> _EXTRACTED ENTRIES_:

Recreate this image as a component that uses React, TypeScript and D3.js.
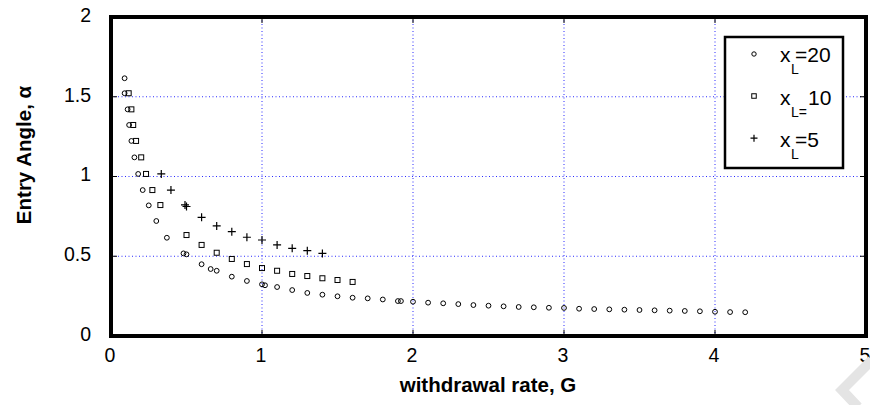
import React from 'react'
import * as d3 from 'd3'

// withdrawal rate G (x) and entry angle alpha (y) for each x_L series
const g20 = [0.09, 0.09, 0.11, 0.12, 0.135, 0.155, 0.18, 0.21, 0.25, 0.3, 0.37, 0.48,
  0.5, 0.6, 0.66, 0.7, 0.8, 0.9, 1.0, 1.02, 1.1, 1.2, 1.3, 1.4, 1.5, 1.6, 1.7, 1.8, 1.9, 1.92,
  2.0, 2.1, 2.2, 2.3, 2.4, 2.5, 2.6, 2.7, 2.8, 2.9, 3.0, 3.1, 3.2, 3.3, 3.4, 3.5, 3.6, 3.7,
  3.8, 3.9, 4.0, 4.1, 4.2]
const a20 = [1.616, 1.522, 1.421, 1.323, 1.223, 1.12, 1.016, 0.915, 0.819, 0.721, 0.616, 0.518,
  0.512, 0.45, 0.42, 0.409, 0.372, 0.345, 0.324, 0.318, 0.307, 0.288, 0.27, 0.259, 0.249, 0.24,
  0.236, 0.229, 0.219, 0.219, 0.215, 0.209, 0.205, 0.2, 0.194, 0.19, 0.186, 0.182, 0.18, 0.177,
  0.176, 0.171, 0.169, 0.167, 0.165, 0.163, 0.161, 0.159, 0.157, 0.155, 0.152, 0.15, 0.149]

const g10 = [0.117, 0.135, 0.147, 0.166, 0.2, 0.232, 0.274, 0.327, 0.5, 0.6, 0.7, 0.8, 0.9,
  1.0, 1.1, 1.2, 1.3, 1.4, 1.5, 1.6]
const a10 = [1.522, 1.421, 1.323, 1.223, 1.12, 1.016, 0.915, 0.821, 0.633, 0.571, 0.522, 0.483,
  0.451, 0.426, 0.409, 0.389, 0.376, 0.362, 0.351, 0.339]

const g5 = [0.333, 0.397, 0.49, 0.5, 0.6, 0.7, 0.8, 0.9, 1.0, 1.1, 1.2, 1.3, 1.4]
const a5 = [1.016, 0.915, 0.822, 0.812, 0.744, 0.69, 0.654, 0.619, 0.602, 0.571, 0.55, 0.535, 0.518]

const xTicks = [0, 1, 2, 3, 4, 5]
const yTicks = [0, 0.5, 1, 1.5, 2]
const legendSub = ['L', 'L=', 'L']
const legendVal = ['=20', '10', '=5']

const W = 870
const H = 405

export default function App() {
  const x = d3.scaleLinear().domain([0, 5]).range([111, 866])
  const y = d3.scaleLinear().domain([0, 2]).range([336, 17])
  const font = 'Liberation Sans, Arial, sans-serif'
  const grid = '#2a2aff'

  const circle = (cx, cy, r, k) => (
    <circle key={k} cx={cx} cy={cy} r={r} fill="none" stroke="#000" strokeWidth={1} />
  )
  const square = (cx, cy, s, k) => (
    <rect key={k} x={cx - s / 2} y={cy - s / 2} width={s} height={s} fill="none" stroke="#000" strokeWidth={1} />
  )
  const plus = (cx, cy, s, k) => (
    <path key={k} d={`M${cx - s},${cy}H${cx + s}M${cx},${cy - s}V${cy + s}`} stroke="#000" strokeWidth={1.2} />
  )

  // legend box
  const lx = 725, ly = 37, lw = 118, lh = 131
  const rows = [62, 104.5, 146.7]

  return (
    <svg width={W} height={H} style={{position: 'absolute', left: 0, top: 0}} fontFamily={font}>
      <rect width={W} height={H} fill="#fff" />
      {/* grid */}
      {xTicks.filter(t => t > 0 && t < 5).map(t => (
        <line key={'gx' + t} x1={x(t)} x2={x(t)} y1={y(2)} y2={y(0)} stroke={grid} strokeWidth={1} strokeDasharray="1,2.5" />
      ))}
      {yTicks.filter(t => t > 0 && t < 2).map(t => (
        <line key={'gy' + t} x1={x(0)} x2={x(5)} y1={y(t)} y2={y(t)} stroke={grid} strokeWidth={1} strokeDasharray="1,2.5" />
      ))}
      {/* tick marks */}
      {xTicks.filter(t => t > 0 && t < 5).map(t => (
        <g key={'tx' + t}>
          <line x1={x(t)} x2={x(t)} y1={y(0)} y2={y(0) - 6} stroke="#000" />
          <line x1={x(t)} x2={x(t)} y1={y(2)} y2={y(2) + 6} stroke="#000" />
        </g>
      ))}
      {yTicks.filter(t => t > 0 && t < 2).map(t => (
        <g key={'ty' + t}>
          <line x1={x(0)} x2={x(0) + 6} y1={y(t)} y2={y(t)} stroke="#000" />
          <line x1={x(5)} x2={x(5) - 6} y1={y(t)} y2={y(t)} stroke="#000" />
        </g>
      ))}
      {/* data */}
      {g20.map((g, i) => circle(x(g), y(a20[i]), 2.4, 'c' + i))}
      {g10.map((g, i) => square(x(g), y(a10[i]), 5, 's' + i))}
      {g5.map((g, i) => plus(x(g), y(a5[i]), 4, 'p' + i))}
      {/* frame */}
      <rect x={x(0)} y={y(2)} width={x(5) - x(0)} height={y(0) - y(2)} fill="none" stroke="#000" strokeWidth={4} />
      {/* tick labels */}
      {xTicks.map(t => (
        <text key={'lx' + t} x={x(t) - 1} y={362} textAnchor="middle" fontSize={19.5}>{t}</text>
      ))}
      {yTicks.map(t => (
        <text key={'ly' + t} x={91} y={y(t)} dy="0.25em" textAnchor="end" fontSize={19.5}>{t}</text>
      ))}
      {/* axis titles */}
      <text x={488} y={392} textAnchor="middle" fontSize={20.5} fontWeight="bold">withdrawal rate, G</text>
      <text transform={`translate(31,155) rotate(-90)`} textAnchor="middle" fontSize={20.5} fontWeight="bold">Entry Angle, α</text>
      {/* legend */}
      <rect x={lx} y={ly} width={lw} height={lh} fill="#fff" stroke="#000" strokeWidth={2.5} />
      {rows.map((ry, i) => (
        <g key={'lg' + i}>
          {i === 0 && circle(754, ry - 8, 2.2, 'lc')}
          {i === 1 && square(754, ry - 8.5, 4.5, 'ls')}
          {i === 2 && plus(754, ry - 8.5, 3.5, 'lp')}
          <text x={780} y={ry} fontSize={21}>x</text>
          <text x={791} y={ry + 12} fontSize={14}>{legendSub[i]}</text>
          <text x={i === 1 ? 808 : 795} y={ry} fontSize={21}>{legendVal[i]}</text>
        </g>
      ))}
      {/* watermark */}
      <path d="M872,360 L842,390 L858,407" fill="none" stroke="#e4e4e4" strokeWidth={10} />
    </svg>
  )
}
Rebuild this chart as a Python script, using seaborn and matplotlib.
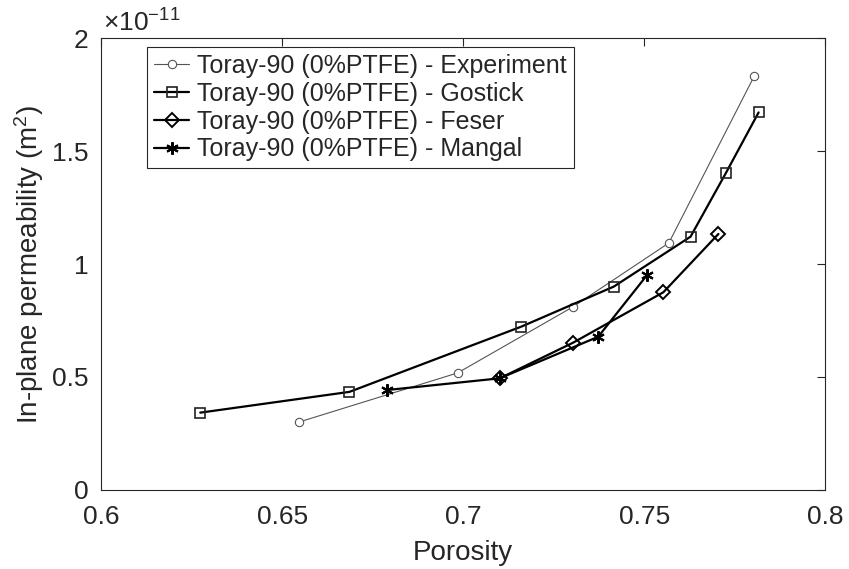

> _EXERCISE PROMPT_:
Each entry shown above must be quoted exactly, with its pictures left out.

> _PROBLEM SOLUTION_:
Recreate this image as a component that uses React, TypeScript and D3.js.
import React from 'react'
import * as d3 from 'd3'

// withdrawal rate G (x) and entry angle alpha (y) for each x_L series
const g20 = [0.09, 0.09, 0.11, 0.12, 0.135, 0.155, 0.18, 0.21, 0.25, 0.3, 0.37, 0.48,
  0.5, 0.6, 0.66, 0.7, 0.8, 0.9, 1.0, 1.02, 1.1, 1.2, 1.3, 1.4, 1.5, 1.6, 1.7, 1.8, 1.9, 1.92,
  2.0, 2.1, 2.2, 2.3, 2.4, 2.5, 2.6, 2.7, 2.8, 2.9, 3.0, 3.1, 3.2, 3.3, 3.4, 3.5, 3.6, 3.7,
  3.8, 3.9, 4.0, 4.1, 4.2]
const a20 = [1.616, 1.522, 1.421, 1.323, 1.223, 1.12, 1.016, 0.915, 0.819, 0.721, 0.616, 0.518,
  0.512, 0.45, 0.42, 0.409, 0.372, 0.345, 0.324, 0.318, 0.307, 0.288, 0.27, 0.259, 0.249, 0.24,
  0.236, 0.229, 0.219, 0.219, 0.215, 0.209, 0.205, 0.2, 0.194, 0.19, 0.186, 0.182, 0.18, 0.177,
  0.176, 0.171, 0.169, 0.167, 0.165, 0.163, 0.161, 0.159, 0.157, 0.155, 0.152, 0.15, 0.149]

const g10 = [0.117, 0.135, 0.147, 0.166, 0.2, 0.232, 0.274, 0.327, 0.5, 0.6, 0.7, 0.8, 0.9,
  1.0, 1.1, 1.2, 1.3, 1.4, 1.5, 1.6]
const a10 = [1.522, 1.421, 1.323, 1.223, 1.12, 1.016, 0.915, 0.821, 0.633, 0.571, 0.522, 0.483,
  0.451, 0.426, 0.409, 0.389, 0.376, 0.362, 0.351, 0.339]

const g5 = [0.333, 0.397, 0.49, 0.5, 0.6, 0.7, 0.8, 0.9, 1.0, 1.1, 1.2, 1.3, 1.4]
const a5 = [1.016, 0.915, 0.822, 0.812, 0.744, 0.69, 0.654, 0.619, 0.602, 0.571, 0.55, 0.535, 0.518]

const xTicks = [0, 1, 2, 3, 4, 5]
const yTicks = [0, 0.5, 1, 1.5, 2]
const legendSub = ['L', 'L=', 'L']
const legendVal = ['=20', '10', '=5']

const W = 870
const H = 405

export default function App() {
  const x = d3.scaleLinear().domain([0, 5]).range([111, 866])
  const y = d3.scaleLinear().domain([0, 2]).range([336, 17])
  const font = 'Liberation Sans, Arial, sans-serif'
  const grid = '#2a2aff'

  const circle = (cx, cy, r, k) => (
    <circle key={k} cx={cx} cy={cy} r={r} fill="none" stroke="#000" strokeWidth={1} />
  )
  const square = (cx, cy, s, k) => (
    <rect key={k} x={cx - s / 2} y={cy - s / 2} width={s} height={s} fill="none" stroke="#000" strokeWidth={1} />
  )
  const plus = (cx, cy, s, k) => (
    <path key={k} d={`M${cx - s},${cy}H${cx + s}M${cx},${cy - s}V${cy + s}`} stroke="#000" strokeWidth={1.2} />
  )

  // legend box
  const lx = 725, ly = 37, lw = 118, lh = 131
  const rows = [62, 104.5, 146.7]

  return (
    <svg width={W} height={H} style={{position: 'absolute', left: 0, top: 0}} fontFamily={font}>
      <rect width={W} height={H} fill="#fff" />
      {/* grid */}
      {xTicks.filter(t => t > 0 && t < 5).map(t => (
        <line key={'gx' + t} x1={x(t)} x2={x(t)} y1={y(2)} y2={y(0)} stroke={grid} strokeWidth={1} strokeDasharray="1,2.5" />
      ))}
      {yTicks.filter(t => t > 0 && t < 2).map(t => (
        <line key={'gy' + t} x1={x(0)} x2={x(5)} y1={y(t)} y2={y(t)} stroke={grid} strokeWidth={1} strokeDasharray="1,2.5" />
      ))}
      {/* tick marks */}
      {xTicks.filter(t => t > 0 && t < 5).map(t => (
        <g key={'tx' + t}>
          <line x1={x(t)} x2={x(t)} y1={y(0)} y2={y(0) - 6} stroke="#000" />
          <line x1={x(t)} x2={x(t)} y1={y(2)} y2={y(2) + 6} stroke="#000" />
        </g>
      ))}
      {yTicks.filter(t => t > 0 && t < 2).map(t => (
        <g key={'ty' + t}>
          <line x1={x(0)} x2={x(0) + 6} y1={y(t)} y2={y(t)} stroke="#000" />
          <line x1={x(5)} x2={x(5) - 6} y1={y(t)} y2={y(t)} stroke="#000" />
        </g>
      ))}
      {/* data */}
      {g20.map((g, i) => circle(x(g), y(a20[i]), 2.4, 'c' + i))}
      {g10.map((g, i) => square(x(g), y(a10[i]), 5, 's' + i))}
      {g5.map((g, i) => plus(x(g), y(a5[i]), 4, 'p' + i))}
      {/* frame */}
      <rect x={x(0)} y={y(2)} width={x(5) - x(0)} height={y(0) - y(2)} fill="none" stroke="#000" strokeWidth={4} />
      {/* tick labels */}
      {xTicks.map(t => (
        <text key={'lx' + t} x={x(t) - 1} y={362} textAnchor="middle" fontSize={19.5}>{t}</text>
      ))}
      {yTicks.map(t => (
        <text key={'ly' + t} x={91} y={y(t)} dy="0.25em" textAnchor="end" fontSize={19.5}>{t}</text>
      ))}
      {/* axis titles */}
      <text x={488} y={392} textAnchor="middle" fontSize={20.5} fontWeight="bold">withdrawal rate, G</text>
      <text transform={`translate(31,155) rotate(-90)`} textAnchor="middle" fontSize={20.5} fontWeight="bold">Entry Angle, α</text>
      {/* legend */}
      <rect x={lx} y={ly} width={lw} height={lh} fill="#fff" stroke="#000" strokeWidth={2.5} />
      {rows.map((ry, i) => (
        <g key={'lg' + i}>
          {i === 0 && circle(754, ry - 8, 2.2, 'lc')}
          {i === 1 && square(754, ry - 8.5, 4.5, 'ls')}
          {i === 2 && plus(754, ry - 8.5, 3.5, 'lp')}
          <text x={780} y={ry} fontSize={21}>x</text>
          <text x={791} y={ry + 12} fontSize={14}>{legendSub[i]}</text>
          <text x={i === 1 ? 808 : 795} y={ry} fontSize={21}>{legendVal[i]}</text>
        </g>
      ))}
      {/* watermark */}
      <path d="M872,360 L842,390 L858,407" fill="none" stroke="#e4e4e4" strokeWidth={10} />
    </svg>
  )
}
Rebuild this chart as a Python script, using seaborn and matplotlib.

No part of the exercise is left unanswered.